While jewellery consumption in India increased by five per cent year-on-year to 193 tonnes in third quarter, China's gold demand rebounded to 196 tonnes, a modest three per cent year-on-year improvement after a lacklustre second quarter.
In the third quarter, India had the highest quarterly consumption since first quarter 2011 and the highest third-quarter demand since 2008. Retail investment rose 30 per cent year-on-year to 55 tonnes, the highest since fourth quarter 2013. Gains in the third quarter were primarily attributed to the fall in the local gold price to the lowest since August 2011. Gross official imports to India in third quarter 2015 were 263 tonnes, up by 23 per cent year-on-year and also the highest quarterly volume year-to-date.
In China, improvement in gold demand during the third quarter was driven by several factors. First, with many investors having lost faith in the equity market, gold has regained its attractiveness as an alternative investment vehicle. Second, demand for gold, both in the form of jewellery and investment bars, picked up immediately after the gold price breached $1,100 in mid-July. Another game-changer had been the official depreciation of the yuan.
On the supply side, global mine production remained broadly flat in third quarter, up by less than one per cent year-on-year, with production provisionally estimated at 851 tonnes. The survey report said supply from scrap continued to recover for the second quarter in a row, rising by three per cent in third quarter, mainly thanks to stunning gains in India and Turkey, of 48 per cent and 154 per cent respectively.

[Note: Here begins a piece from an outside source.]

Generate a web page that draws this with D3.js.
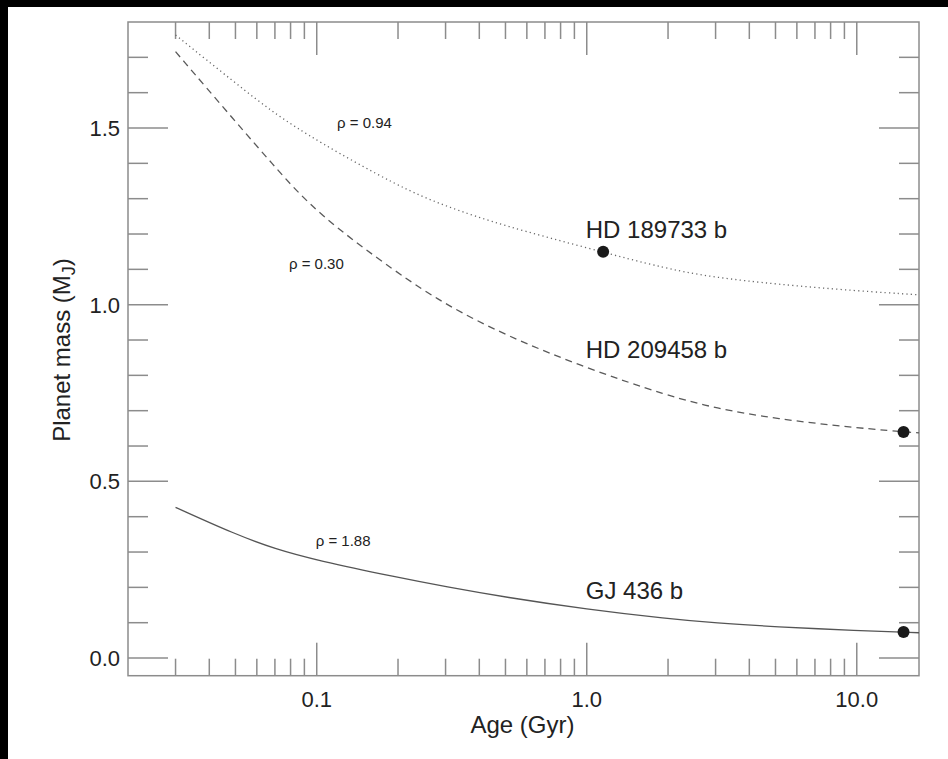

Excluding these countries, total scrap in the rest of the world declined by five per cent year-on-year.
ETF gold holdings declined by 61 tonnes in the third quarter, although buying seems to have returned in October.
"With only a marginal growth in total supply, the seven per cent increase in physical demand led to a smaller surplus in the market of 51 tonnes for third quarter," it said.